La escuela no parece querer enterarse de nada de esto; ni de un lado ni del otro. Ni desde la producción ni desde el consumo; ni -mucho menos- desde su nueva y muy atractiva intersección. Tampoco la industria editorial.

Con la música pasa algo parecido. Resulta casi insoportable pasar un rato a solas sin música en los oídos; mucho más si tienes menos de 30 años. Antes no era así. La música ha adquirido una capilaridad casi uno a uno; parece una prolongación de nuestro oído (como la pelota para un niño en los países futboleros). Es la prolongación de nuestra vigila. Y se acompaña de producción, sin dudas. Se dice todo el rato que se ha ido segmentando cada vez más el gusto musical -y cultural en general- gracias a la versatilidad de los mundos digitales; ¿será verdad? Tal vez, y con eso viene la diversificación de la producción y su descentralización. Y todo lo que le sigue. Sin embargo, como con el libro, veo a los artistas seguir pensando en términos de canciones y de canciones de más o menos tres minutos, y de álbumes (a los que siguen llamando discos) de unas diez/doce canciones. ¿Por qué? Muerto el disco como está, deberían haber muerto sus formatos subsidiarios. Pero no. Escuchas música corriendo, bajo la lluvia, pero el artista aún formatea y crea como en los cincuenta, de a tres minutos por doce canciones, cuando las oían sentados, en silencio y con la chimenea encendida.

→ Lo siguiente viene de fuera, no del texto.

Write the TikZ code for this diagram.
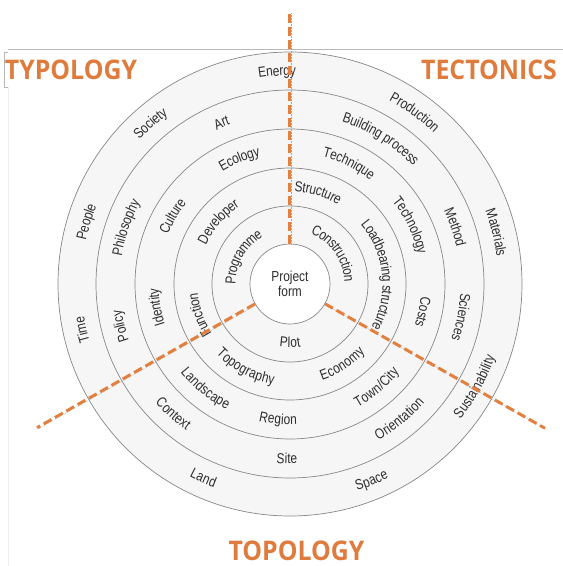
\documentclass[tikz,border=0pt]{standalone}
\usepackage{fontspec}
\setmainfont{Liberation Sans}[FakeStretch=0.82]
\newfontfamily\titlefont{Open Sans}[FakeStretch=0.92]
\usepackage{tikz}
\usetikzlibrary{decorations.text}

\definecolor{cutorange}{RGB}{226,128,64}
\definecolor{titleorange}{RGB}{223,124,61}
\definecolor{ringgrey}{RGB}{246,246,246}
\definecolor{linegrey}{RGB}{135,135,135}
\definecolor{labelgrey}{RGB}{45,45,45}

\newcommand{\labelfont}{\fontsize{14.5}{16}\selectfont}
% ring label, letters standing outwards (ringout) or inwards (ringin)
\newcommand{\ringout}[3]{\path[ringlabel={#3}] (#2+60:#1) arc[start angle=#2+60, end angle=#2-60, radius=#1];}
\newcommand{\ringin}[3]{\path[ringlabel={#3}] (#2-60:#1) arc[start angle=#2-60, end angle=#2+60, radius=#1];}

\begin{document}
\begin{tikzpicture}[x=1pt, y=1pt,
  ring/.style={draw=linegrey, line width=0.7pt, fill=ringgrey},
  core/.style={circle, draw=linegrey, line width=0.7pt, fill=white, minimum size=80pt, inner sep=0pt, align=center, font=\labelfont, text=labelgrey},
  ringlabel/.style={decorate, decoration={text along path, text align=center, raise=-4.5pt, text color=labelgrey, text={|\labelfont|#1}}},
  title/.style={font=\titlefont\bfseries\fontsize{27}{30}\selectfont, text=titleorange, inner sep=0pt},
  cut/.style={draw=cutorange, line width=3pt, dash pattern=on 9pt off 4pt},
  cut shadow/.style={draw=gray!70, densely dotted, line width=0.5pt, transform canvas={shift={(1.2pt,-1.2pt)}}},
  frame/.style={draw=gray!55, line width=0.6pt}]

\useasboundingbox (-290,284) rectangle (273,-282);

% frame lines of the original sheet
\draw[frame] (-282,235) -- (273,235);
\draw[frame] (-282,232) -- (-286,232) -- (-286,197) -- (-282,197);
\draw[draw=gray!12, line width=0.6pt] (-282,197) -- (-282,-282);

% rings
\foreach \r in {232,194,155,116,78}
  \draw[ring] (0,0) circle[radius=\r];
\node[core] (core) at (0,0) {Project\\[-1pt]form};

% ring 1
\ringout{59}{150}{Programme}
\ringout{59}{35}{Construction}
\ringin{59}{270}{Plot}

% ring 2
\ringout{97}{139}{Developer}
\ringout{97}{73}{Structure}
\ringout{97}{6}{Loadbearing structure}
\ringout{97}{199}{Function}
\ringin{97}{242}{Topography}
\ringin{97}{303}{Economy}

% ring 3
\ringout{136}{112}{Ecology}
\ringout{136}{150}{Culture}
\ringout{136}{190}{Identity}
\ringout{136}{64}{Technique}
\ringout{136}{26}{Technology}
\ringout{136}{348}{Costs}
\ringin{136}{231}{Landscape}
\ringin{136}{265}{Region}
\ringin{136}{310}{Town/City}

% ring 4
\ringout{175}{113}{Art}
\ringout{175}{161}{Philosophy}
\ringout{175}{194}{Policy}
\ringout{175}{58}{Building process}
\ringout{175}{19}{Method}
\ringout{175}{349}{Sciences}
\ringin{175}{228}{Context}
\ringin{175}{269}{Site}
\ringin{175}{309}{Orientation}

% ring 5
\ringout{213}{93.5}{Energy}
\ringout{213}{131}{Society}
\ringout{213}{163}{People}
\ringout{213}{192.5}{Time}
\ringout{213}{54}{Production}
\ringout{213}{14}{Materials}
\ringin{213}{246}{Land}
\ringin{213}{292.5}{Space}
\ringin{213}{331}{Sustainability}

% cuts between the three fields
\coordinate (north cut) at (90:272);
\coordinate (west cut) at (209.6:291);
\coordinate (east cut) at (330.5:293);
\foreach \c in {north cut, west cut, east cut} {
  \draw[cut shadow] (core) -- (\c);
  \draw[cut] (core) -- (\c);
}

\node[title] (typology) at (-219,214) {TYPOLOGY};
\node[title] (tectonics) at (199,214) {TECTONICS};
\node[title] (topology) at (6.5,-267) {TOPOLOGY};
\end{tikzpicture}
\end{document}
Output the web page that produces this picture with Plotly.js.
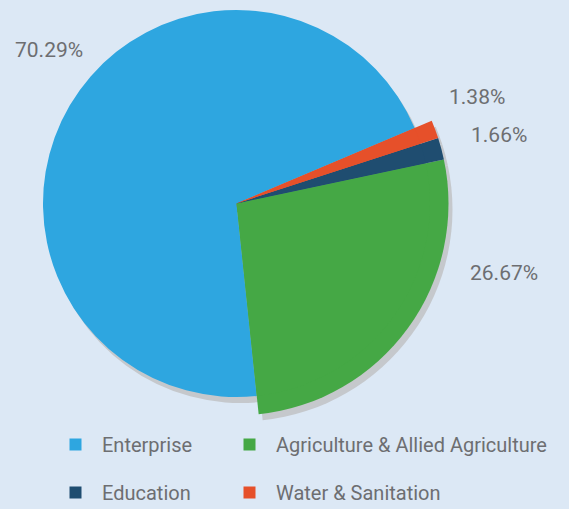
<!DOCTYPE html>
<html><head><meta charset="utf-8">
<script src="https://cdn.plot.ly/plotly-3.0.1.min.js"></script>
<style>
html,body{margin:0;padding:0;background:#dce8f5;overflow:hidden;width:569px;height:509px;}
#chart{position:absolute;left:0;top:-31px;width:569px;height:580px;}
</style>
</head><body><div id="chart"></div>
<script>
// ---- data ----
const categories = ['Enterprise', 'Agriculture & Allied Agriculture', 'Education', 'Water & Sanitation'];
const shares = [70.29, 26.67, 1.66, 1.38];
const sliceColors = ['#2ea6e0', '#45a845', '#1f4d70', '#e6502a'];
const percentLabels = shares.map(v => v.toFixed(2) + '%');

// ---- layout helpers (positions in paper pixels; paper top sits 31px above the window) ----
const W = 569, H = 580;
function dom(cx, cy, r) {
  return {x: [(cx - r) / W, (cx + r) / W], y: [1 - (cy + r) / H, 1 - (cy - r) / H]};
}
const clear = 'rgba(0,0,0,0)';
const shadowCol = '#c5c8cc';
const textColor = '#6d6e71';
const family = 'Roboto, "Liberation Sans", sans-serif';
const legendFont = {family: family, size: 20, color: textColor};
const labelFont = {family: family, size: 21, color: textColor};

const base = {
  type: 'pie', sort: false, direction: 'counterclockwise', rotation: 174,
  textinfo: 'none', hoverinfo: 'label+percent', showlegend: false
};

const legendIds = ['legend', 'legend2', 'legend3', 'legend4'];

const traces = [
  Object.assign({}, base, {labels: categories, values: shares,
    marker: {colors: categories.map(() => shadowCol)}, domain: dom(240.5, 240.5, 193.5)}),
  Object.assign({}, base, {labels: categories, values: shares,
    marker: {colors: categories.map((c, i) => i === 0 ? clear : shadowCol)}, domain: dom(240.5, 240.5, 212)})
];
// one legend entry per category (tiny pies hidden under the main pie)
categories.forEach((c, i) => {
  traces.push(Object.assign({}, base, {labels: [c], values: [shares[i]],
    marker: {colors: [sliceColors[i]]}, domain: dom(236.5, 234.5, 8),
    showlegend: true, legend: legendIds[i]}));
});
traces.push(Object.assign({}, base, {labels: categories, values: shares,
  marker: {colors: sliceColors.map((c, i) => i === 0 ? clear : c)}, domain: dom(236.5, 234.5, 212)}));
traces.push(Object.assign({}, base, {labels: categories, values: shares,
  marker: {colors: sliceColors}, domain: dom(236.5, 234.5, 193.5)}));

const legendBase = {
  orientation: 'h', xanchor: 'left', yanchor: 'middle', itemwidth: 43,
  font: legendFont, bgcolor: clear, borderwidth: 0
};
// [x, y] in paper pixels for each legend entry (2 x 2 grid)
const legendPos = [[49, 475.5], [223, 475.5], [49, 523.5], [223, 523.5]];

const labelPos = [[48.5, 81], [504, 303.5], [499, 166], [477, 128.5]];
const annotations = percentLabels.map((t, i) => ({
  text: t, showarrow: false, xref: 'paper', yref: 'paper',
  x: labelPos[i][0] / W, y: 1 - labelPos[i][1] / H, xanchor: 'center', yanchor: 'middle', font: labelFont
}));

const layout = {
  width: W, height: H, margin: {l: 0, r: 0, t: 0, b: 0, autoexpand: false},
  paper_bgcolor: '#dce8f5', plot_bgcolor: '#dce8f5',
  showlegend: true,
  annotations: annotations
};
legendIds.forEach((id, i) => {
  layout[id] = Object.assign({}, legendBase, {x: legendPos[i][0] / W, y: 1 - legendPos[i][1] / H});
});

Plotly.newPlot('chart', traces, layout, {displayModeBar: false, staticPlot: true});
</script>
</body></html>
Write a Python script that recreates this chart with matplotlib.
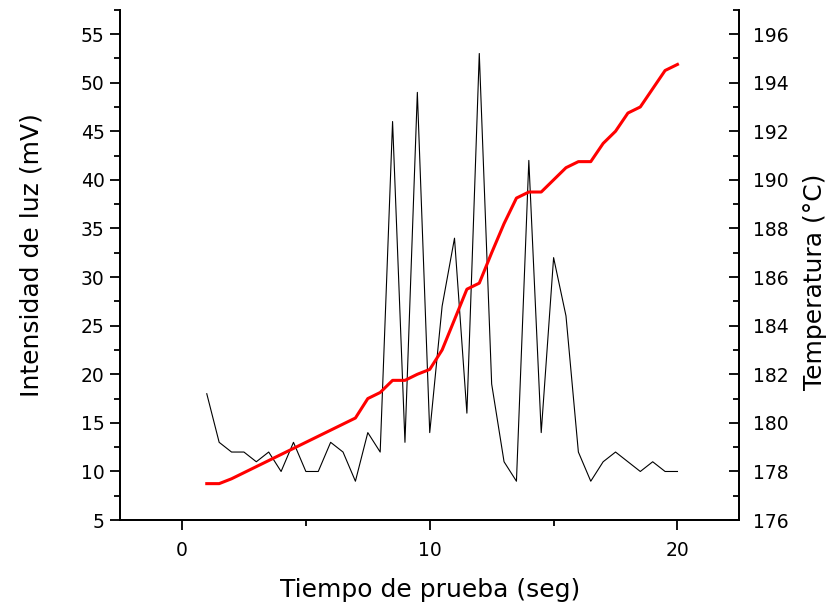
import matplotlib
matplotlib.use("Agg")
import matplotlib.pyplot as plt
from matplotlib.ticker import MultipleLocator

plt.rcParams['font.family'] = ['DejaVu Sans']

# tiempo de prueba (seg)
tiempo = [1.0, 1.5, 2.0, 2.5, 3.0, 3.5, 4.0, 4.5, 5.0, 5.5, 6.0, 6.5, 7.0,
          7.5, 8.0, 8.5, 9.0, 9.5, 10.0, 10.5, 11.0, 11.5, 12.0, 12.5, 13.0,
          13.5, 14.0, 14.5, 15.0, 15.5, 16.0, 16.5, 17.0, 17.5, 18.0, 18.5,
          19.0, 19.5, 20.0]

# intensidad de luz (mV)
luz = [18, 13, 12, 12, 11, 12, 10, 13, 10, 10, 13, 12, 9,
       14, 12, 46, 13, 49, 14, 27, 34, 16, 53, 19, 11,
       9, 42, 14, 32, 26, 12, 9, 11, 12, 11, 10,
       11, 10, 10]

# temperatura (°C)
temp = [177.5, 177.5, 177.7, 177.95, 178.2, 178.45, 178.7, 178.95, 179.2,
        179.45, 179.7, 179.95, 180.2, 181.0, 181.25, 181.75, 181.75, 182.0,
        182.2, 183.0, 184.25, 185.5, 185.75, 187.0, 188.2, 189.25, 189.5,
        189.5, 190.0, 190.5, 190.75, 190.75, 191.5, 192.0, 192.75, 193.0,
        193.75, 194.5, 194.75]

fig = plt.figure(figsize=(8.28, 6.09), dpi=100)
ax = fig.add_axes([0.145, 0.146, 0.748, 0.838])
ax2 = ax.twinx()

ax.plot(tiempo, luz, color='black', linewidth=0.8)
ax2.plot(tiempo, temp, color='red', linewidth=2.2)

ax.set_xlim(-2.5, 22.5)
ax.set_ylim(5, 57.5)
ax2.set_ylim(176, 197)

ax.xaxis.set_major_locator(MultipleLocator(10))
ax.xaxis.set_minor_locator(MultipleLocator(5))
ax.yaxis.set_major_locator(MultipleLocator(5))
ax.yaxis.set_minor_locator(MultipleLocator(2.5))
ax2.yaxis.set_major_locator(MultipleLocator(2))
ax2.yaxis.set_minor_locator(MultipleLocator(1))

for a in (ax, ax2):
    a.spines['top'].set_visible(False)
    for s in a.spines.values():
        s.set_linewidth(1.3)

ax.tick_params(axis='both', which='major', direction='out', length=7,
               width=1.3, labelsize=13.5)
ax.tick_params(axis='both', which='minor', direction='out', length=4,
               width=1.3)
ax.tick_params(axis='x', which='major', pad=8)
ax.tick_params(axis='y', right=False, pad=4)
ax2.tick_params(axis='y', which='major', direction='in', length=7,
                width=1.3, labelsize=13.5, pad=10)
ax2.tick_params(axis='y', which='minor', direction='in', length=4, width=1.3)

ax.set_xlabel('Tiempo de prueba (seg)', fontsize=18, labelpad=13)
ax.set_ylabel('Intensidad de luz (mV)', fontsize=18, labelpad=27)
ax2.set_ylabel('Temperatura (°C)', fontsize=18, labelpad=10)
ax.yaxis.label.set_y(0.52)
ax2.yaxis.label.set_y(0.467)

fig.savefig('out.png', dpi=100)
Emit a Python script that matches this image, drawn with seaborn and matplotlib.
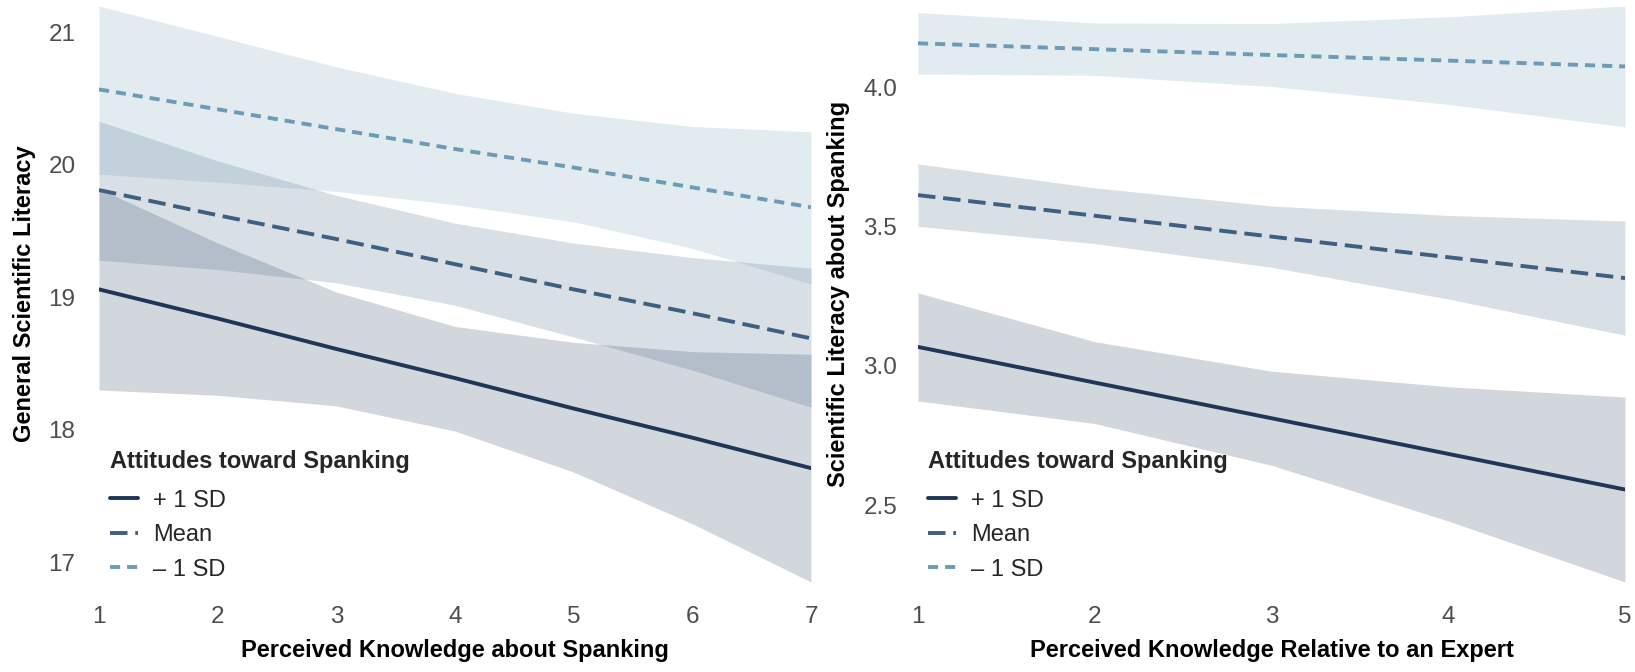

Y la escuela, otra vez, que ni se entera; como la industria.

Vivimos envueltos en letras y oraciones, notas musicales y armonías. Respiramos esa atmósfera casi sin parar (muchos, hasta cuando duermen). Texto, audio y vídeo son parte del aire del siglo veintiuno. Para bien y para mal, y no me importa mucho ahora por qué. No hay vida social fuera de esa trama densa que envuelve la vida urbana.

Sin embargo, en la escuela aún queremos detenerlo todo y regresar. Regresar para compartimentar, para revalorizar, para añorar con fastidio, para sacralizar lo vetusto, para jerarquizar, para canonizar la postura nostálgica, para ponerlo todo extraño e impostado, para detentar el poder de una gramática ya incomprensible (¿cómo funciona realmente la biblioteca de la escuela y qué propósitos tiene?), para cultivar nostalgias estereotipadas y muchas veces falsas. Como si lo que tenemos fuera tan malo y lo que hemos ido perdiendo, tan bueno. Tengo dudas, legítimas dudas.